The problem intensifies because many organizations lack a standardized framework for comparing options. Without clear criteria, purchasing decisions often come down to which device seems "coolest" or which vendor has the best marketing pitch. This approach frequently results in wasted budgets and poor adoption rates among employees.
How to Evaluate AI Wearables Before You Buy
- Compatibility: Does the wearable work with your existing software tools and systems? Many startups build devices that only integrate with their own proprietary dashboards, creating isolated ecosystems that don't fit into your current workflow.
- Scalability: Will the solution grow effectively as your team expands? A device that functions well for five employees might encounter performance issues or licensing problems when deployed across fifty or five hundred people.
- Vendor Support: How reliable is the company behind the device? Review their update history, response times to technical issues, and long-term viability as a business.
- ROI Timeline: When will you actually see payback on your investment? Calculate not just the hardware cost but also adoption speed, training time, and measurable time savings per employee.
- Data Security: Where does your data go, and how is it protected? This matters especially for devices like Ray-Ban Meta smart glasses that record continuously and may capture sensitive business information.
Each criterion should receive a weight based on your specific business context. For example, if your organization handles sensitive client data, data security might account for 40 percent of your evaluation score, while a company with less stringent privacy requirements might weight it at 20 percent.
What Are the Most Common Purchasing Mistakes?

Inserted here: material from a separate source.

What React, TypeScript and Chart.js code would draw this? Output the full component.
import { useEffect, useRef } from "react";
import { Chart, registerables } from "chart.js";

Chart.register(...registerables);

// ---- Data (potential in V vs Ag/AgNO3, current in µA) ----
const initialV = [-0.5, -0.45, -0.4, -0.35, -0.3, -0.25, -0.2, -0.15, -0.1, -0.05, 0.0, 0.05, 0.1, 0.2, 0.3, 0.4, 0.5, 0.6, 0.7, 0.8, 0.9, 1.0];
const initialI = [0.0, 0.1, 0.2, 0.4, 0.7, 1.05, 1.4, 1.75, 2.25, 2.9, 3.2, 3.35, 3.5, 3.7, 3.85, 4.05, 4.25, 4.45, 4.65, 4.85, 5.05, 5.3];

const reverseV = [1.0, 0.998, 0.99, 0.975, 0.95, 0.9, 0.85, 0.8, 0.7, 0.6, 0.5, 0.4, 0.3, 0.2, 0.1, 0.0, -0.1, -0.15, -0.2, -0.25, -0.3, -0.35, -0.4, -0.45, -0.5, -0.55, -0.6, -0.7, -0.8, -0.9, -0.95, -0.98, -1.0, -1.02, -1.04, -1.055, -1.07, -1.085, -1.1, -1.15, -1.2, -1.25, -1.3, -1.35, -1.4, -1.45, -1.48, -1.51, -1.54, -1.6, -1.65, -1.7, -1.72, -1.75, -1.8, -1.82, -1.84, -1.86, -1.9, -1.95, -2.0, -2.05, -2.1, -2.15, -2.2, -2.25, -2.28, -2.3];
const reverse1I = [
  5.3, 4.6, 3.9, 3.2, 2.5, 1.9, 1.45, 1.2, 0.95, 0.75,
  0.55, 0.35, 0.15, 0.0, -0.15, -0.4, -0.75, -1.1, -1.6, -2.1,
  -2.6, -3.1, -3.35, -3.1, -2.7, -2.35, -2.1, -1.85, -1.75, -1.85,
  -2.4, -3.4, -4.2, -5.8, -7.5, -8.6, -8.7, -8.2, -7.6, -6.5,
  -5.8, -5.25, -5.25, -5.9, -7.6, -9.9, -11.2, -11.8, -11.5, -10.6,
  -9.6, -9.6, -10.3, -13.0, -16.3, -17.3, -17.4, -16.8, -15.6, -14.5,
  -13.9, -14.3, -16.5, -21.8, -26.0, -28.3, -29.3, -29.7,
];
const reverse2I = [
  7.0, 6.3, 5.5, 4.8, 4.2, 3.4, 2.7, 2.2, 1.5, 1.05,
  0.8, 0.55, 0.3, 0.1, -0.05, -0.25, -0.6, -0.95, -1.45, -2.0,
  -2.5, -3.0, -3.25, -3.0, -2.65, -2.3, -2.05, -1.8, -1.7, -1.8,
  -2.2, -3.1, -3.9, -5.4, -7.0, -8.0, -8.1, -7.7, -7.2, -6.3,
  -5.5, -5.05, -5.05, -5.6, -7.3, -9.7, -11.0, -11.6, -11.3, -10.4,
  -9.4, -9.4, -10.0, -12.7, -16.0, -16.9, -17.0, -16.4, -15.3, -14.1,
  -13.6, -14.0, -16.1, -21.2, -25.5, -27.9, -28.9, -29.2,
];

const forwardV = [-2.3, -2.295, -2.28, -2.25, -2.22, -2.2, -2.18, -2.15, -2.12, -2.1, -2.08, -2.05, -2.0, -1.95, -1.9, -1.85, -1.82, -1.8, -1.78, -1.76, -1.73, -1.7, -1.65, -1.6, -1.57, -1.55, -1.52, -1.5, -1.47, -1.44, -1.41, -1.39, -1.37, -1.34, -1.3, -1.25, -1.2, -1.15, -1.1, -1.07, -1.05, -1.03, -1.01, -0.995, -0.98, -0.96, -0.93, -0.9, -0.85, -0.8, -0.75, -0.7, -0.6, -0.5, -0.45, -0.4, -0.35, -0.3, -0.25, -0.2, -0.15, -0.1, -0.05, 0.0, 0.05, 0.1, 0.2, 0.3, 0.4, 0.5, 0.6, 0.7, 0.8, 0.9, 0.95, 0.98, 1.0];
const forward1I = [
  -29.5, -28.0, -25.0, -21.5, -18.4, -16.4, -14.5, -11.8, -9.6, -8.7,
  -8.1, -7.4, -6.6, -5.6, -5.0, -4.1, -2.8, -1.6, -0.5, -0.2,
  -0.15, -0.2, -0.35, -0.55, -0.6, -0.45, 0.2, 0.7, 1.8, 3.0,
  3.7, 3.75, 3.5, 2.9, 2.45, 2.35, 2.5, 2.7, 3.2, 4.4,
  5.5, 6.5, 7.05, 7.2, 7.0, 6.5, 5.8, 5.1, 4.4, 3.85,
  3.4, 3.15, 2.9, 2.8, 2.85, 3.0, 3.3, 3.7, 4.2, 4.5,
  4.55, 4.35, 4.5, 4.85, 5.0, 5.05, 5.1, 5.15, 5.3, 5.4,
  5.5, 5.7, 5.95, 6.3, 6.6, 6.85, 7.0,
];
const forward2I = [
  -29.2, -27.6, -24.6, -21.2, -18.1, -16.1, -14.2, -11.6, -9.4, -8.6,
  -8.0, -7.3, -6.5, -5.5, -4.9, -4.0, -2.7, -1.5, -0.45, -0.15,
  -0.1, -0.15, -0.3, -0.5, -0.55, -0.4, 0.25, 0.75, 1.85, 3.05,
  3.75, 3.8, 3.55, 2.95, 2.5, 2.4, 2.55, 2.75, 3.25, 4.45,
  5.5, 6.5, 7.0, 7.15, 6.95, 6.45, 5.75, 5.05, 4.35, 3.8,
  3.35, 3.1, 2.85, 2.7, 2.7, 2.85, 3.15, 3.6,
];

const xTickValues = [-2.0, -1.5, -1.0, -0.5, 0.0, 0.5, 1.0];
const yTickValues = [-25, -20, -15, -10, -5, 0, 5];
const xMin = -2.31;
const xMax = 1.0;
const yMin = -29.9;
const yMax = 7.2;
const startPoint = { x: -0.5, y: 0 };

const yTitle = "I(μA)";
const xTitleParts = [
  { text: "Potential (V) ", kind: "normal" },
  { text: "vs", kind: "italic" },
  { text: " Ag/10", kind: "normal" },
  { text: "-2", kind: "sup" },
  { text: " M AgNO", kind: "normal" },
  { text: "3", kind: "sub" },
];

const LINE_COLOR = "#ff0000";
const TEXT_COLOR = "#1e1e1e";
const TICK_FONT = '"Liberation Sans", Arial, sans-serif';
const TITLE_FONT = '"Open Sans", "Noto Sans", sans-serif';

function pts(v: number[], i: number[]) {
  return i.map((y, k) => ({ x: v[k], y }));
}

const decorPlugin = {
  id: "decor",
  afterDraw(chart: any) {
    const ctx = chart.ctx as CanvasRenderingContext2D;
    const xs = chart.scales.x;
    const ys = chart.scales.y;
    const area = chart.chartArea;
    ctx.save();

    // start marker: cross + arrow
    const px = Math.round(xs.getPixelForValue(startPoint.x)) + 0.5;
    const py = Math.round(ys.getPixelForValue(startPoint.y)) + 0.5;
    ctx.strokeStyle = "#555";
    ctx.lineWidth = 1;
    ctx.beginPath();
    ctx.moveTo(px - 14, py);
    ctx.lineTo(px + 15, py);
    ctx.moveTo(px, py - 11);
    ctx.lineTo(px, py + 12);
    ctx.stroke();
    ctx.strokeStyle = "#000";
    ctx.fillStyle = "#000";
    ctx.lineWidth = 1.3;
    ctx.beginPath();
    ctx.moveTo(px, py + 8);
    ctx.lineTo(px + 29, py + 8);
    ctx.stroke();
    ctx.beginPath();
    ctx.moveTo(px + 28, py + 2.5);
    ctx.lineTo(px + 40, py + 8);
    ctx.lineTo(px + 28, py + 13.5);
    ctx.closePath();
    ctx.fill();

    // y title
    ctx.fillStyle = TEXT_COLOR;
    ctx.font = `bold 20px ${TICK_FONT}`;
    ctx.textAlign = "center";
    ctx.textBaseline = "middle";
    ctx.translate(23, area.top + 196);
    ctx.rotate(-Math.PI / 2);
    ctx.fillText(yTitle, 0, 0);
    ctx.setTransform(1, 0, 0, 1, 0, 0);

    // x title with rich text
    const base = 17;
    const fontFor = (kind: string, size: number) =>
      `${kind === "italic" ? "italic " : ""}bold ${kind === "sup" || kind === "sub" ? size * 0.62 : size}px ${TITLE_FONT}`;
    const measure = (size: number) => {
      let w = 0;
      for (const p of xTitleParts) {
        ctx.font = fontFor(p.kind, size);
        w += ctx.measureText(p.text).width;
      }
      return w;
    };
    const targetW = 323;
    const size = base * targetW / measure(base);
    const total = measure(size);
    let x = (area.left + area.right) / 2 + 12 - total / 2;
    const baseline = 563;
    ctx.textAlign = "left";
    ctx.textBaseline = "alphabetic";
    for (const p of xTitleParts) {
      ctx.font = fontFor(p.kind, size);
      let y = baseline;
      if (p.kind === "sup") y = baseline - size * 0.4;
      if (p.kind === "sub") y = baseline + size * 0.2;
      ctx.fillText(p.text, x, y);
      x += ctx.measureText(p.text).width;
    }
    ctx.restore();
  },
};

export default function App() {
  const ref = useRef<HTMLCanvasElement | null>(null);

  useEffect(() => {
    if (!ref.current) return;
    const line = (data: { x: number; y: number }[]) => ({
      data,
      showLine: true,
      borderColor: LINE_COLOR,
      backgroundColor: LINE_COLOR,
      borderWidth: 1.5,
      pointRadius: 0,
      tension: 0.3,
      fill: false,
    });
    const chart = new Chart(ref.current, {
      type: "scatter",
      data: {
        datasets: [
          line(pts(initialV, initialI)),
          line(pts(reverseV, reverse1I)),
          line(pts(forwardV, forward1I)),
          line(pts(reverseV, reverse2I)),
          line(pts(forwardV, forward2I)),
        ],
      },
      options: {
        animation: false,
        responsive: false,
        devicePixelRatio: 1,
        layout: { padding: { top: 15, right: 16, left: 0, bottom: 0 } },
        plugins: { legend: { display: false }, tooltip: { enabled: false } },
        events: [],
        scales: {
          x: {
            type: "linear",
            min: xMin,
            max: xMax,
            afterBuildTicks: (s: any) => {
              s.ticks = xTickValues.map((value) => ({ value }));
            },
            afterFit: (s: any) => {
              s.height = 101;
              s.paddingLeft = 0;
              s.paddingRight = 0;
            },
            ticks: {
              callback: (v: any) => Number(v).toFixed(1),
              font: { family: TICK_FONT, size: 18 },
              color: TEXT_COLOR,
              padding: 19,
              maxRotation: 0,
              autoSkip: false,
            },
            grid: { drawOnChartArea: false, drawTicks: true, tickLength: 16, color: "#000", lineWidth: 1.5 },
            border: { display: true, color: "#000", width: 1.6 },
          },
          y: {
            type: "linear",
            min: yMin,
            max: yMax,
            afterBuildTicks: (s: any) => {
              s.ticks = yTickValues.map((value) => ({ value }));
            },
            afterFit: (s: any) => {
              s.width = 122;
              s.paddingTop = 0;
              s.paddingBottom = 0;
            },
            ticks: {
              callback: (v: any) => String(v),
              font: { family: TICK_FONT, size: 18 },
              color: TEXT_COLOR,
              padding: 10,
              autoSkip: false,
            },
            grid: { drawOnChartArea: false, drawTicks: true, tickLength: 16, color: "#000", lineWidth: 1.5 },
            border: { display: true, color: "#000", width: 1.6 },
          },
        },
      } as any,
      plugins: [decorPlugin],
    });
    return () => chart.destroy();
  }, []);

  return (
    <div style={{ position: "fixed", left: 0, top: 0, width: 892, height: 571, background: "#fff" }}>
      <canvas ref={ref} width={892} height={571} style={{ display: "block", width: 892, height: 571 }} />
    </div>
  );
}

Organizations repeatedly overlook total cost of ownership when evaluating AI wearables. The purchase price represents only the beginning of expenses. Businesses must also budget for employee training, ongoing maintenance, potential system downtime, and subscription fees that accumulate over time. A device that costs $300 upfront might actually cost $1,500 per employee annually when all expenses are included.
A second frequent mistake involves ignoring integration complexity. A wearable that requires weeks of technical setup and configuration may kill adoption before employees even begin using it. The best devices integrate quickly and require minimal training, allowing teams to start deriving value immediately.
The third common error is failing to measure actual adoption rates. Many companies purchase devices in bulk but never track whether employees actually use them. Without adoption metrics, you cannot calculate whether the investment is delivering promised returns.
Why Edge AI Changes the Wearables Game
The shift toward edge AI represents perhaps the most significant technical development in wearables. When AI processing happens on the device itself rather than in the cloud, two critical benefits emerge. Response times drop to nearly instantaneous levels, enabling real-time translation during international meetings or immediate feedback on productivity metrics. Simultaneously, your private data never leaves the device, addressing growing privacy concerns and regulatory requirements like GDPR.
For remote teams especially, this capability proves transformative. Employees no longer need a strong internet connection to receive intelligent assistance from their wearable devices. A team member in a location with spotty connectivity can still use smart glasses for real-time translation or receive focus-level tracking from a productivity headset.
The practical implication is clear: when evaluating wearables, prioritize devices with on-device processing capabilities over those requiring constant cloud connectivity. This architectural choice directly impacts both performance and data privacy, two factors that should weigh heavily in your evaluation framework.